**What is required**
Quote word for word the lines below, beginning with the first and ending with the one that has "return trainingSizes.map((x, i)". Drop the pictures.

**Given information**
########################################

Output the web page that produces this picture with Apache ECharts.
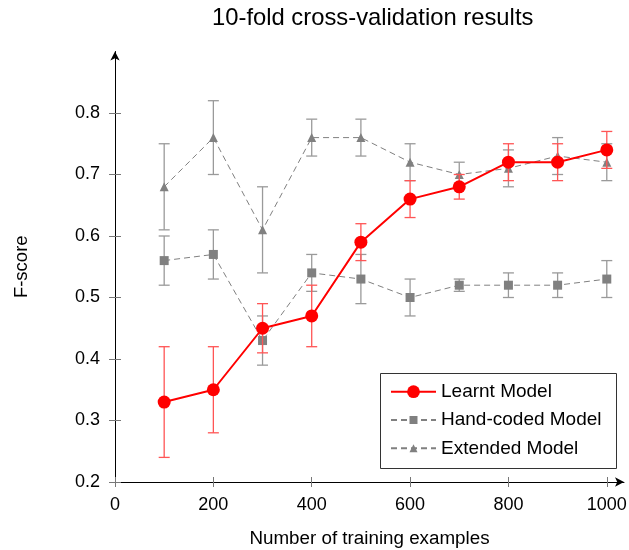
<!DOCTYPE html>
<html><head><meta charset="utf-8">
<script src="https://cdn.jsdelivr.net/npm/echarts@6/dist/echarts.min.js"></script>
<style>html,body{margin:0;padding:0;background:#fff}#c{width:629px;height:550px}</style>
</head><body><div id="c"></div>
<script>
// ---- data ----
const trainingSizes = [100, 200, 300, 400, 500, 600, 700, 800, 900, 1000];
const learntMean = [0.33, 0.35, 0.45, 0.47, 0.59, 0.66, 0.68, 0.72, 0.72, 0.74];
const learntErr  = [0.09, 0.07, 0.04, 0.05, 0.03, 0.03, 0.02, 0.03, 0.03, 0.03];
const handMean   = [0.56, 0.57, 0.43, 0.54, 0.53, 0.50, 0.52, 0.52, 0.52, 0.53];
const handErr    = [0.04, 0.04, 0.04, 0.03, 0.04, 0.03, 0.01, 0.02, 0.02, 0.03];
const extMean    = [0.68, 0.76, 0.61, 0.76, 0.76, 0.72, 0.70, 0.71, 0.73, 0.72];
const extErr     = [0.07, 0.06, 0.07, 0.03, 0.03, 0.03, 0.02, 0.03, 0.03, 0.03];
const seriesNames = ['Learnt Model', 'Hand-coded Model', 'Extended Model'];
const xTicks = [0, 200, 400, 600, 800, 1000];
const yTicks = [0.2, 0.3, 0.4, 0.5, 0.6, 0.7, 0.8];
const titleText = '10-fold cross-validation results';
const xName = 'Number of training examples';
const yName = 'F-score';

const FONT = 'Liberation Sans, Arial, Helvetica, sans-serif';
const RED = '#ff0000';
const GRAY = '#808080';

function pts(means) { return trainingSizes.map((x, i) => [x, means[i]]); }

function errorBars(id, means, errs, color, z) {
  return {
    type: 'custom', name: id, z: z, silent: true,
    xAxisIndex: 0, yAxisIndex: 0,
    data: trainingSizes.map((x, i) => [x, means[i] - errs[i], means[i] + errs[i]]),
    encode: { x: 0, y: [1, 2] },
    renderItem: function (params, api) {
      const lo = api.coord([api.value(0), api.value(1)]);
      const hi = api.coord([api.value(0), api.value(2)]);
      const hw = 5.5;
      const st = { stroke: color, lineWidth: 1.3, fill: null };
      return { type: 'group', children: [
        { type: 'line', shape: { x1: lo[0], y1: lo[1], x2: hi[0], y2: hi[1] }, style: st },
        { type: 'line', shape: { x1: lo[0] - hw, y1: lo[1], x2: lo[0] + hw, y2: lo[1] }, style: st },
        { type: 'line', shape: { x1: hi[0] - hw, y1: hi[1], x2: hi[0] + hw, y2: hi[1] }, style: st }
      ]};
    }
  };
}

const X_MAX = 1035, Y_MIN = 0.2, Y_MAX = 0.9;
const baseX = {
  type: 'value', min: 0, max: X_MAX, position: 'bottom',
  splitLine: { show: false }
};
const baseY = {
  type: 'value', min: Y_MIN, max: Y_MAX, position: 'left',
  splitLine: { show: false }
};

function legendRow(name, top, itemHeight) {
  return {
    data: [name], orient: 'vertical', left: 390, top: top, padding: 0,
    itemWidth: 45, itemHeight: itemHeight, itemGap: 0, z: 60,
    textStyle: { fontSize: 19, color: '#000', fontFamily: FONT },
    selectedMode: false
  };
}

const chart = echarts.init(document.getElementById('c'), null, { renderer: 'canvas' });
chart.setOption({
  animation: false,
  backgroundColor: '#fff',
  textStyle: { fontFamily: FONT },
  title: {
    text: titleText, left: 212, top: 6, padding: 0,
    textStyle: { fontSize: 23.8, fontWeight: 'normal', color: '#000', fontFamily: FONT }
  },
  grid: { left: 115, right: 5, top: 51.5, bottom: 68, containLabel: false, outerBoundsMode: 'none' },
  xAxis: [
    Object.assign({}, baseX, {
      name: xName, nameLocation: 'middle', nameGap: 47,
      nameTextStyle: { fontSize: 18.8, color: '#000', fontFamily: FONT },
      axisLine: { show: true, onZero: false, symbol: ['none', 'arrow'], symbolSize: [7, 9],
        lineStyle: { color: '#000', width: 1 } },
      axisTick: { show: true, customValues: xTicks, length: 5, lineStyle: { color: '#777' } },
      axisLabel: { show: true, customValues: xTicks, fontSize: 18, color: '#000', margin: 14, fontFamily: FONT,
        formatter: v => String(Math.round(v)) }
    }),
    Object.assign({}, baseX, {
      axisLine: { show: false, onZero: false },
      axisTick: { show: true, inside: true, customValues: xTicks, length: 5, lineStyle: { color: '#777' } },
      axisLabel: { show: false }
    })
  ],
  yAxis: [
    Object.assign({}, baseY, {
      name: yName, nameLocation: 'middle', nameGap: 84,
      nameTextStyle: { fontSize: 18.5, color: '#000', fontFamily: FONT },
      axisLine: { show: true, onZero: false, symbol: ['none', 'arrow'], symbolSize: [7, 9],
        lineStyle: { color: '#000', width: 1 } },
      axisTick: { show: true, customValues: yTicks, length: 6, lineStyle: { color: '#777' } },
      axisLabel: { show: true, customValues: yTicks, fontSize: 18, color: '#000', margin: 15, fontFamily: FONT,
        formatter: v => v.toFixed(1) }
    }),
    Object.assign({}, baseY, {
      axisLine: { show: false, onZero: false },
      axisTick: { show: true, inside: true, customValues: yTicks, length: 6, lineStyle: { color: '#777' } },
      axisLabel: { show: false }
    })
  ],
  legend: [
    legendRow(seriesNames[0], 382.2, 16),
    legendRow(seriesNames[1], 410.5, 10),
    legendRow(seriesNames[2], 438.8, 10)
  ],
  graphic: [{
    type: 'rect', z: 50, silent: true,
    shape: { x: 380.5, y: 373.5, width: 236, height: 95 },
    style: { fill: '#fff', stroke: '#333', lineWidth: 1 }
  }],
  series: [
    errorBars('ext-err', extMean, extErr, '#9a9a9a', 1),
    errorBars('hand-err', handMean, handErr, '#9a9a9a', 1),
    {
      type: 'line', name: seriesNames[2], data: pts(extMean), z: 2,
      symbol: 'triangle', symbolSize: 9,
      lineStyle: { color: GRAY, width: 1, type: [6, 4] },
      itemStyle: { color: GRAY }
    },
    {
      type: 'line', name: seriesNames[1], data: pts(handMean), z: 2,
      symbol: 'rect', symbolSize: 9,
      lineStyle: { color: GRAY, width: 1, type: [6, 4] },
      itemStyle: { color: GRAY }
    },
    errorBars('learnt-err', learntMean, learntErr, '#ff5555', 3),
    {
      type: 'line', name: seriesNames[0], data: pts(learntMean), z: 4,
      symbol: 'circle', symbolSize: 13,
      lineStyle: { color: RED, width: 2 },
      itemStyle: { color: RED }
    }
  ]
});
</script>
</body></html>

########################################

**Response to the task**
Output the web page that produces this picture with Apache ECharts.
<!DOCTYPE html>
<html><head><meta charset="utf-8">
<script src="https://cdn.jsdelivr.net/npm/echarts@6/dist/echarts.min.js"></script>
<style>html,body{margin:0;padding:0;background:#fff}#c{width:629px;height:550px}</style>
</head><body><div id="c"></div>
<script>
// ---- data ----
const trainingSizes = [100, 200, 300, 400, 500, 600, 700, 800, 900, 1000];
const learntMean = [0.33, 0.35, 0.45, 0.47, 0.59, 0.66, 0.68, 0.72, 0.72, 0.74];
const learntErr  = [0.09, 0.07, 0.04, 0.05, 0.03, 0.03, 0.02, 0.03, 0.03, 0.03];
const handMean   = [0.56, 0.57, 0.43, 0.54, 0.53, 0.50, 0.52, 0.52, 0.52, 0.53];
const handErr    = [0.04, 0.04, 0.04, 0.03, 0.04, 0.03, 0.01, 0.02, 0.02, 0.03];
const extMean    = [0.68, 0.76, 0.61, 0.76, 0.76, 0.72, 0.70, 0.71, 0.73, 0.72];
const extErr     = [0.07, 0.06, 0.07, 0.03, 0.03, 0.03, 0.02, 0.03, 0.03, 0.03];
const seriesNames = ['Learnt Model', 'Hand-coded Model', 'Extended Model'];
const xTicks = [0, 200, 400, 600, 800, 1000];
const yTicks = [0.2, 0.3, 0.4, 0.5, 0.6, 0.7, 0.8];
const titleText = '10-fold cross-validation results';
const xName = 'Number of training examples';
const yName = 'F-score';

const FONT = 'Liberation Sans, Arial, Helvetica, sans-serif';
const RED = '#ff0000';
const GRAY = '#808080';

function pts(means) { return trainingSizes.map((x, i) => [x, means[i]]); }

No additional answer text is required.